Purchase the right car, and you’ll spend your time traveling in safety and comfort. Purchase the wrong car, and you could find yourself stuck on the side of the road waiting for a tow truck.
But what happens if your car budget and your car needs aren’t lining up? Or what if you can afford a great car, but wiping out your entire savings account doesn’t feel like the right move?
Instead of buying a car with cash, many people choose to finance.
What Is Car Financing?
When purchasing a car you basically have two options: pay cash, or finance.
Paying cash doesn’t mean you’ll need a stack of bills – a check or debit card usually works fine, too.
Financing a car means taking out a loan to help you cover the cost of the vehicle. You’ll repay the auto loan over a certain period of time, usually 36 to 72 months. These monthly car payments will include not only the principal money loaned to you, but also additional interest and fees.
Is Financing Right for You?
Financing is a relatively common approach to buying a car. Some people opt to finance their car because they don’t have the cash-in-hand to buy it outright. Others may choose financing because they prefer to make monthly payments, rather than clearing out their bank account all at once.
The cost of the vehicle can play a big role in deciding whether or not to finance. If you’re buying an older or used car, there may be less need to take out an auto loan – but it’s always a good idea to consider the purchase holistically. Financing a newer car that’s less likely to need expensive repairs, or a car that better meets your needs for any reason, can potentially offer more value than purchasing a cheaper car outright.
Who Offers Car Financing?
Car financing can be obtained via direct lending, or dealership financing. Direct lending means taking out an auto loan with your credit union or bank, whereas dealership financing means that the car dealer handles the loan particulars and paperwork for you.

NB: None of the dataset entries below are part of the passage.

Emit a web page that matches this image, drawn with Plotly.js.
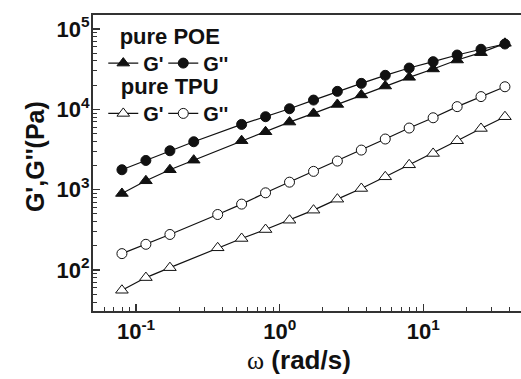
<!DOCTYPE html>
<html><head><meta charset="utf-8">
<script src="https://cdn.plot.ly/plotly-3.0.1.min.js"></script>
<style>html,body{margin:0;padding:0;background:#fff;}</style>
</head><body>
<div id="chart" style="width:521px;height:379px;"></div>
<script>
// angular frequency (rad/s)
const omegaPOE = [0.0797, 0.117, 0.172, 0.252, 0.543, 0.797, 1.17, 1.72, 2.52, 3.70, 5.43, 7.97, 11.7, 17.2, 25.2, 37.0];
const omegaTPU = [0.0797, 0.117, 0.172, 0.370, 0.543, 0.797, 1.17, 1.72, 2.52, 3.70, 5.43, 7.97, 11.7, 17.2, 25.2, 37.0];
// pure POE (Pa)
const poeGstorage = [897, 1290, 1770, 2330, 4070, 5260, 6940, 8890, 11500, 15100, 19500, 25000, 31800, 41100, 50700, 66300];
const poeGloss    = [1770, 2310, 3050, 3950, 6490, 8090, 10170, 13040, 16730, 21040, 26500, 32650, 39200, 47400, 55900, 65000];
// pure TPU (Pa)
const tpuGstorage = [56, 80.5, 107, 189, 247, 319, 417, 556, 762, 1035, 1446, 2040, 2825, 4065, 5780, 8090];
const tpuGloss    = [160, 209, 277, 491, 661, 914, 1240, 1690, 2270, 3110, 4270, 5850, 7850, 10800, 14400, 19100];

// tick labels
const xTickVals = [0.1, 1, 10];
const xTickText = ["10<sup>-1</sup>", "10<sup>0</sup>", "10<sup>1</sup>"];
const yTickVals = [100, 1000, 10000, 100000];
const yTickText = ["10<sup>2</sup>", "10<sup>3</sup>", "10<sup>4</sup>", "10<sup>5</sup>"];

const legendTitles = ["pure POE", "pure TPU"];
const seriesNames = ["G'", "G''"];
const xTitle = "<span style='font-family:Liberation Serif,Times New Roman,serif;font-weight:normal'>ω</span> (rad/s)";
const yTitle = "G',G''(Pa)";

const FONT = "Liberation Sans, Arial, Helvetica, sans-serif";
const bold = (s) => ({family: FONT, size: s, color: "#111", weight: "bold"});

function tr(x, y, name, symbol, fill, legend, lw) {
  return {
    type: "scatter", mode: "lines+markers", x: x, y: y, name: name, legend: legend,
    legendwidth: lw,
    line: {color: "#111", width: 1.2},
    marker: {symbol: symbol, size: symbol.indexOf("triangle") === 0 ? 11 : 10, color: fill,
             line: {color: "#111", width: 1}}
  };
}

const data = [
  tr(omegaPOE, poeGstorage, seriesNames[0], "triangle-up", "#111", "legend", 15),
  tr(omegaPOE, poeGloss, seriesNames[1], "circle", "#111", "legend", 28),
  tr(omegaTPU, tpuGstorage, seriesNames[0], "triangle-up", "#fff", "legend2", 15),
  tr(omegaTPU, tpuGloss, seriesNames[1], "circle", "#fff", "legend2", 28)
];

const axisCommon = {
  type: "log", tickmode: "array", showgrid: false, zeroline: false,
  ticks: "inside", ticklen: 7, tickwidth: 1.5, tickcolor: "#333",
  linecolor: "#333", linewidth: 2, showline: true,
  tickfont: bold(22),
  minor: {ticks: "inside", ticklen: 4, tickwidth: 1, tickcolor: "#333", dtick: "D1", showgrid: false}
};

function legendDef(title, y) {
  return {
    x: 0.024, y: y, xanchor: "left", yanchor: "top", orientation: "h",
    bgcolor: "rgba(0,0,0,0)", font: bold(20), itemwidth: 30,
    entrywidthmode: "pixels",
    title: {text: title, side: "top center", font: bold(22)}
  };
}

const layout = {
  width: 521, height: 379,
  margin: {l: 93, r: 0, t: 15, b: 68},
  paper_bgcolor: "#fff", plot_bgcolor: "#fff",
  showlegend: true,
  xaxis: Object.assign({}, axisCommon, {
    range: [-1.30, 1.68], mirror: true, tickvals: xTickVals, ticktext: xTickText
  }),
  yaxis: Object.assign({}, axisCommon, {
    range: [1.49, 5.174], mirror: false, tickvals: yTickVals, ticktext: yTickText,
    ticklabelstandoff: -3
  }),
  legend: legendDef(legendTitles[0], 1.0),
  legend2: legendDef(legendTitles[1], 0.83),
  annotations: [
    {text: xTitle, xref: "paper", yref: "paper", x: 0.481, y: -0.1655, xanchor: "center", yanchor: "middle",
     showarrow: false, font: bold(26)},
    {text: yTitle, xref: "paper", yref: "paper", x: -0.1355, y: 0.52, xanchor: "center", yanchor: "middle",
     textangle: -90, showarrow: false, font: bold(25)}
  ]
};

Plotly.newPlot("chart", data, layout, {displayModeBar: false, staticPlot: true});
</script>
</body></html>
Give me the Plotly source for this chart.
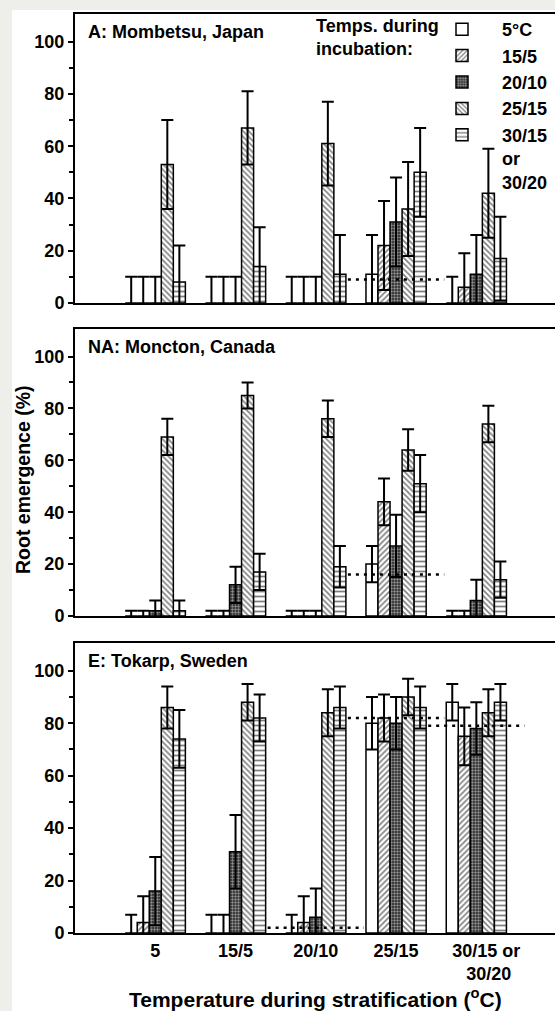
import plotly.graph_objects as go

# ---------------- data ----------------
strat_groups = ["5", "15/5", "20/10", "25/15",
                "\u00a0\u00a0\u00a0\u00a030/15 or<br>\u00a0\u00a0\u00a0\u00a0\u00a030/20"]
incub_names = ["5°C", "15/5", "20/10", "25/15", "30/15<br>or<br>30/20"]
panel_titles = ["A: Mombetsu, Japan", "NA: Moncton, Canada", "E: Tokarp, Sweden"]

# values per incubation series (rows) across stratification groups (columns)
mombetsu_vals = [
    [0, 0, 0, 11, 0],
    [0, 0, 0, 22, 6],
    [0, 0, 0, 31, 11],
    [53, 67, 61, 36, 42],
    [8, 14, 11, 50, 17],
]
mombetsu_err = [
    [10, 10, 10, 15, 10],
    [10, 10, 10, 17, 13],
    [10, 10, 10, 17, 15],
    [17, 14, 16, 18, 17],
    [14, 15, 15, 17, 16],
]
moncton_vals = [
    [0, 0, 0, 20, 0],
    [0, 0, 0, 44, 0],
    [2, 12, 0, 27, 6],
    [69, 85, 76, 64, 74],
    [2, 17, 19, 51, 14],
]
moncton_err = [
    [2, 2, 2, 7, 2],
    [2, 2, 2, 9, 2],
    [4, 7, 2, 12, 8],
    [7, 5, 7, 8, 7],
    [4, 7, 8, 11, 7],
]
tokarp_vals = [
    [0, 0, 0, 80, 88],
    [4, 0, 4, 82, 75],
    [16, 31, 6, 80, 78],
    [86, 88, 84, 90, 84],
    [74, 82, 86, 86, 88],
]
tokarp_err = [
    [7, 7, 7, 10, 7],
    [10, 7, 10, 9, 11],
    [13, 14, 11, 10, 10],
    [8, 7, 9, 7, 9],
    [11, 9, 8, 8, 7],
]
# dotted reference lines: (group index, value) per panel
mombetsu_ref_groups, mombetsu_ref_vals = [3], [9]
moncton_ref_groups, moncton_ref_vals = [3], [16]
tokarp_ref_groups, tokarp_ref_vals = [2, 3, 4], [2, 82, 79]

panels = [
    (mombetsu_vals, mombetsu_err, mombetsu_ref_groups, mombetsu_ref_vals),
    (moncton_vals, moncton_err, moncton_ref_groups, moncton_ref_vals),
    (tokarp_vals, tokarp_err, tokarp_ref_groups, tokarp_ref_vals),
]

# ---------------- style ----------------
FONT = "Liberation Sans, Arial, sans-serif"
W, H = 555, 1011
ML, MR, MT, MB = 75, 0, 14, 78
PH = H - MT - MB
PW = W - ML - MR
panel_px = [(14, 303), (329, 616), (643, 933)]  # top, bottom pixel rows


def py(pix):
    return (H - MB - pix) / PH


def px(pix):
    return (pix - ML) / PW


patterns = [
    dict(shape="", fgcolor="black", bgcolor="white"),
    dict(shape="/", size=4, solidity=0.4, fgcolor="black", bgcolor="white"),
    dict(shape=".", size=3, solidity=0.5, fgcolor="white", bgcolor="#222222"),
    dict(shape="\\", size=4, solidity=0.4, fgcolor="black", bgcolor="white"),
    dict(shape="-", size=5, solidity=0.35, fgcolor="black", bgcolor="white"),
]

xpos = list(range(len(strat_groups)))
fig = go.Figure()

for p, (vals, errs, rgroups, rvals) in enumerate(panels):
    xa = "x" if p == 0 else f"x{p+1}"
    ya = "y" if p == 0 else f"y{p+1}"
    for s in range(len(incub_names)):
        fig.add_trace(go.Bar(
            x=xpos, y=vals[s], name=incub_names[s],
            xaxis=xa, yaxis=ya, offsetgroup=str(s),
            showlegend=(p == 0), legendrank=s,
            marker=dict(color="white", line=dict(color="black", width=1.5),
                        pattern=patterns[s]),
            error_y=dict(type="data", array=errs[s], symmetric=True,
                         color="black", thickness=2, width=6),
        ))
    lx, ly = [], []
    for g, v in zip(rgroups, rvals):
        lx += [g - 0.6, g + 0.6, None]
        ly += [v, v, None]
    fig.add_trace(go.Scatter(x=lx, y=ly, mode="lines", xaxis=xa, yaxis=ya,
                             showlegend=False, hoverinfo="skip",
                             line=dict(color="black", width=2.5, dash="3px,5px")))

layout = dict(
    width=W, height=H,
    margin=dict(l=ML, r=MR, t=MT, b=MB, pad=0),
    paper_bgcolor="#eeeeea", plot_bgcolor="white",
    barmode="group", bargap=0.25, bargroupgap=0,
    font=dict(family=FONT, size=18, color="black"),
    legend=dict(
        x=px(422), y=py(11), xanchor="left", yanchor="top",
        bgcolor="rgba(0,0,0,0)", borderwidth=0,
        font=dict(family=FONT, size=18, weight="bold"),
        itemwidth=70, valign="top",
        tracegroupgap=0, traceorder="normal",
    ),
    shapes=[dict(type="rect", xref="paper", yref="paper", layer="below",
                 x0=px(12), x1=1.02, y0=py(1015), y1=py(10),
                 fillcolor="white", line=dict(width=0))],
    annotations=[],
)

for p in range(3):
    sfx = "" if p == 0 else str(p + 1)
    top, bot = panel_px[p]
    layout["xaxis" + sfx] = dict(
        domain=[0, 1], range=[-1.0, 4.98], anchor="y" + sfx,
        showline=True, linecolor="black", linewidth=2, mirror=True,
        showgrid=False, zeroline=False, ticks="",
        tickvals=xpos, ticktext=strat_groups,
        showticklabels=(p == 2),
        tickfont=dict(family=FONT, size=18, weight="bold"),
    )
    layout["yaxis" + sfx] = dict(
        domain=[py(bot), py(top)], range=[0, 110.6], anchor="x" + sfx,
        showline=True, linecolor="black", linewidth=2, mirror=False,
        showgrid=False, zeroline=False,
        tickvals=[0, 20, 40, 60, 80, 100],
        ticks="outside", ticklen=5, tickwidth=1.5, tickcolor="black",
        minor=dict(tickvals=[10, 30, 50, 70, 90], ticks="outside",
                   ticklen=4, tickwidth=1.5, tickcolor="black"),
        tickfont=dict(family=FONT, size=18, weight="bold"),
    )
    layout["annotations"].append(dict(
        text=panel_titles[p], xref="paper", yref="paper",
        x=px(86), y=py(top + 6), xanchor="left", yanchor="top",
        showarrow=False, font=dict(family=FONT, size=18, weight="bold")))

# legend heading
layout["annotations"].append(dict(
    text="Temps. during<br>incubation:", xref="paper", yref="paper",
    x=px(314), y=py(14), xanchor="left", yanchor="top", align="left",
    showarrow=False, font=dict(family=FONT, size=18, weight="bold")))

layout["annotations"].append(dict(
    text="Root emergence (%)", xref="paper", yref="paper",
    x=px(23), y=py(480), xanchor="center", yanchor="middle", textangle=-90,
    showarrow=False, font=dict(family=FONT, size=19.5, weight="bold")))
layout["annotations"].append(dict(
    text="Temperature during stratification (<sup>o</sup>C)", xref="paper", yref="paper",
    x=px(315), y=py(998), xanchor="center", yanchor="middle",
    showarrow=False, font=dict(family=FONT, size=21, weight="bold")))

fig.update_layout(**layout)
fig.write_html("out.html")
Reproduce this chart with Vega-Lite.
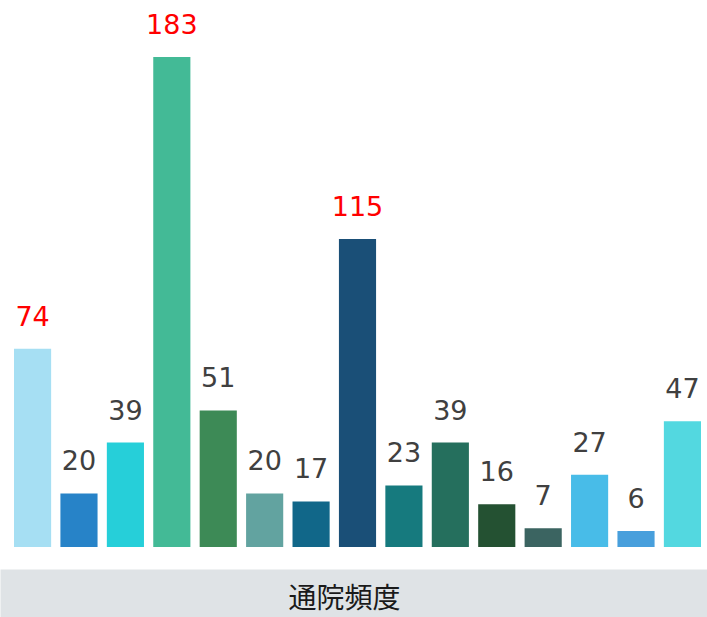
{
  "$schema": "https://vega.github.io/schema/vega-lite/v6.json",
  "width": 707,
  "height": 547,
  "autosize": {"type": "none"},
  "padding": {"left": 0, "top": 0, "right": 0, "bottom": 70},
  "background": "white",
  "config": {"view": {"stroke": null}},
  "data": {"values": [
    {"k": "1", "v": 74}, {"k": "2", "v": 20}, {"k": "3", "v": 39}, {"k": "4", "v": 183},
    {"k": "5", "v": 51}, {"k": "6", "v": 20}, {"k": "7", "v": 17}, {"k": "8", "v": 115},
    {"k": "9", "v": 23}, {"k": "10", "v": 39}, {"k": "11", "v": 16}, {"k": "12", "v": 7},
    {"k": "13", "v": 27}, {"k": "14", "v": 6}, {"k": "15", "v": 47}
  ]},
  "encoding": {
    "x": {
      "field": "k", "type": "ordinal", "sort": null,
      "scale": {"paddingInner": 0.2, "paddingOuter": 0.2154, "align": 0.7},
      "axis": {
        "title": "通院頻度",
        "labels": false, "ticks": false,
        "domain": true, "domainColor": "#dfe3e6", "domainWidth": 48, "domainCap": "butt",
        "offset": 46,
        "titleX": 344, "titleAlign": "center",
        "titleY": 6, "titleBaseline": "middle",
        "titleFont": "Noto Sans CJK JP", "titleFontSize": 28, "titleFontWeight": "normal", "titleColor": "#1a1a1a"
      }
    },
    "y": {
      "field": "v", "type": "quantitative",
      "scale": {"domain": [0, 204.3], "nice": false, "zero": true},
      "axis": null
    }
  },
  "layer": [
    {
      "mark": {"type": "bar"},
      "encoding": {
        "color": {
          "field": "k", "type": "ordinal", "sort": null, "legend": null,
          "scale": {"range": ["#a6dff3", "#2783c8", "#26cfd9", "#43ba96", "#3d8a56", "#62a3a0", "#116789", "#1a4f77", "#167a7e", "#256f5d", "#245132", "#3b6461", "#48bce8", "#489fdc", "#53d8e0"]}
        }
      }
    },
    {
      "mark": {"type": "text", "font": "DejaVu Sans", "fontSize": 27, "baseline": "alphabetic", "dy": -23, "align": "center"},
      "encoding": {
        "text": {"field": "v", "type": "quantitative"},
        "color": {"condition": {"test": "datum.v >= 74", "value": "#ff0000"}, "value": "#404040"}
      }
    }
  ]
}
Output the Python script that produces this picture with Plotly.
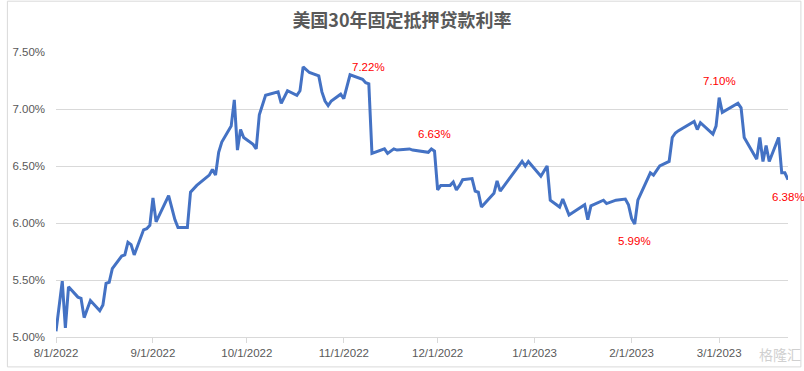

The benefit of working with a direct lender is that you can usually get a lower interest rate, and you’ll get access to support and advice from experienced finance professionals throughout the process. Dealership financing usually carries an additional mark-up, so your monthly payment will be higher and you’ll be paying off more money in the long-run. Some dealerships offer financing for people with low credit scores, where a traditional financial institution might not. As always, be sure to read the fine print! A high interest rate or hidden fees can add up quickly.
What’s a Good Financing Deal?
To compare financing deals and choose the best offer, the first point to consider is interest rates. The average Annual Percentage Rate (APR) is around 4.12% APR for a new vehicle and 8.70% APR for a used vehicle. However, rates can vary widely depending on what car you’re purchasing, your credit score, the length of the loan and any special offers you can get from your bank or credit union. HUECU, for example, offers the same low rates on new and used vehicles, starting at 2.99% APR.
Make sure your lender provides interest rates in terms of APR, which includes all associated fees. APR is the best way to measure one financing deal against another.
Other important questions to ask are:
- Is there are pre-payment penalty? Paying off your loan sooner will mean less interest and fewer payments over the life of the loan, but if there’s a prepayment penalty, you’ll lose this potential benefit.
- What if I buy a different car? Vehicle choice can sometimes affect your APR, including potential discounts for choosing a hybrid or electric vehicle.
- Do missed payments impact my interest rate? Some unscrupulous lenders might penalize late or missed payments by raising your APR to the maximum possible legal rate – so pay attention if terms and conditions seem overly punitive.
- Can I get a lower interest rate? It doesn’t hurt to ask! Lenders will sometimes negotiate car financing offers, or help you understand more about how improving your credit score before taking out a loan could get you a better deal
0% Financing vs. Cash Rebates: Which to Choose?
Some lenders will offer additional incentives to finance your car, including 0% financing or a cash rebate. Beware that these sweeteners are almost always mutually exclusive.
Which should you choose? First, make sure that your credit score and vehicle of choice still qualify you for a 0% financing offer – in all likelihood, you’ll need an excellent score of 780 or above. If you do qualify, check the fine print carefully as 0% loans may include hidden fees that add up fast. A cash rebate, on the other hand, could be useful to cover your down payment on the vehicle, but again, review the terms and conditions with a fine-toothed comb.